This week we have a guest author for us. Jake is a disabled trans man and has agreed to write a series of blog posts about his journey.

Finding The Words
From childhood silence and loss to community and pride, Jake shares his journey of becoming a transgender man.
Intro
Growing up, Jake knew he was a boy—but without the language or community to understand, he felt lost, alone, and broken. This is his journey from silence and survival to finding the words that changed everything.
Early Knowing
I’m Jake. I’m a strong, confident, out trans man and co-organiser of the Blackburn Rainbow Café. But it wasn’t always this way.
At four years old, I already knew I was a boy. What I didn’t understand was why people told me otherwise, or why my body wasn’t like the other boys’.
I remember hiding in my wardrobe, crying, tearing at my groin until it bled—trying to peel away the plastic I imagined encasing my penis, as if I could free it like a new toy.
And I remember the voices in the street shouting at me: “Are you a boy or a girl?” The sting came not just from the cruelty, but from the fact that I didn’t know how to answer.
No Words, No Map
I didn’t hear the word transgender until my early twenties. Until then, I believed something was fundamentally broken in me.
When I was six, I told my grandmother I was really a boy and that my name didn’t feel right. She let me try out new names—even the ridiculous ones that didn’t fit—without judgement.
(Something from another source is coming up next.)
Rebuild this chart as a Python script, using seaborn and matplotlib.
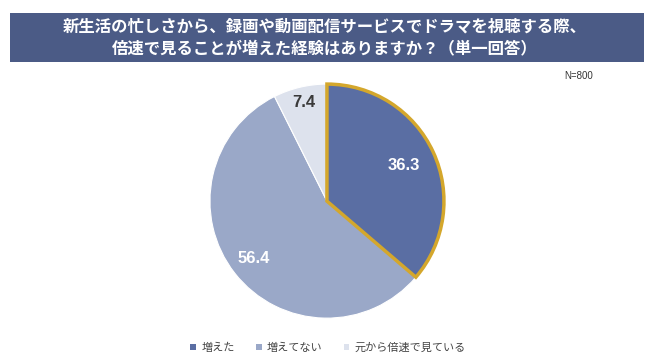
import numpy as np
import seaborn as sns
import matplotlib.pyplot as plt
from matplotlib.patches import Rectangle

sns.set_style("white")
plt.rcParams["font.family"] = ["Noto Sans CJK JP", "DejaVu Sans"]

labels = ["増えた", "増えてない", "元から倍速で見ている"]
values = [36.3, 56.4, 7.4]
colors = ["#5a6ea3", "#9aa8c8", "#dde2ed"]
title = "新生活の忙しさから、録画や動画配信サービスでドラマを視聴する際、\n倍速で見ることが増えた経験はありますか？（単一回答）"

fig = plt.figure(figsize=(6.5, 3.64), dpi=100)
fig.patch.set_facecolor("white")

# title banner
fig.patches.append(Rectangle((0.015, 0.83), 0.975, 0.135, transform=fig.transFigure,
                             facecolor="#4b5b86", edgecolor="none"))
fig.text(0.5, 0.897, title, ha="center", va="center", color="white",
         fontsize=11.8, fontweight="bold", linespacing=1.3)
fig.text(0.89, 0.79, "N=800", ha="center", va="center", fontsize=7,
         color="#333333", family="Liberation Sans")

ax = fig.add_axes([0.323, 0.126, 0.36, 0.643])
wedges, _ = ax.pie(values, colors=colors, startangle=90, counterclock=False,
                   wedgeprops=dict(edgecolor="white", linewidth=0.8))
wedges[0].set_edgecolor("#d4a72c")
wedges[0].set_linewidth(2.5)
wedges[0].set_zorder(3)
ax.set_aspect("auto")
ax.set_xlim(-1, 1)
ax.set_ylim(-1, 1)

dists = [0.72, 0.8, 0.87]
txt_colors = ["white", "white", "#3a3a3a"]
for w, v, d, c in zip(wedges, values, dists, txt_colors):
    ang = np.deg2rad((w.theta1 + w.theta2) / 2)
    ax.text(d * np.cos(ang), d * np.sin(ang), f"{v}", ha="center", va="center",
            fontsize=12, fontweight="bold", color=c, family="Liberation Sans", zorder=5)

handles = [Rectangle((0, 0), 1, 1, facecolor=c, edgecolor="none") for c in colors]
fig.legend(handles, labels, loc="center", bbox_to_anchor=(0.505, 0.045), ncol=3,
           frameon=False, fontsize=8, handlelength=0.5, handleheight=0.5,
           handletextpad=0.5, columnspacing=1.9, labelcolor="#444444")

fig.savefig("out.png", dpi=100)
She also knew instinctively that my mother wasn’t safe to tell.
The world I grew up in was filled with the casual cruelty of the ’80s and ’90s. Slurs for gay and lesbian people were common. Then came Ace Ventura—my first glimpse of a trans character on screen. I was fascinated, but the moment was soured when my mother introduced me to the word tranny.
At that point, I didn’t even know trans men existed. Without the internet, there was no community, no map, no way to make sense of who I was. I felt adrift, alone, and confused.
Loss and Escape
In 1999, I lost my grandmother. Fourteen months later, my grandfather was gone too. I was only twelve, and suddenly the only people who truly accepted me had been taken away.
At school, I was bullied daily. At home, I faced the same from my mother. Every move I made was policed—don’t sit like that, don’t stand like that, don’t talk like that.
By 14, I had found an escape in alcohol and heavy drugs. Addiction became my identity because I had nothing else to hold onto.
A Candle in the Dark
At 22, an old school friend called to tell me another of our small circle was transitioning. It was like a candle lit in the darkness. For the first time, I could see the outline of something more.
That same week, Channel 4 aired Boys Don’t Cry as their late-night queer film. Watching it was like someone flipping a switch. Suddenly, the lights came on.
At last, I had words. Words that allowed me to search online. Words that led me to others like me. Words that gave me myself.
Becoming Jake
For the first time in my life, I could say: I am a transgender man.
I am here, I am not broken, And I will be OK.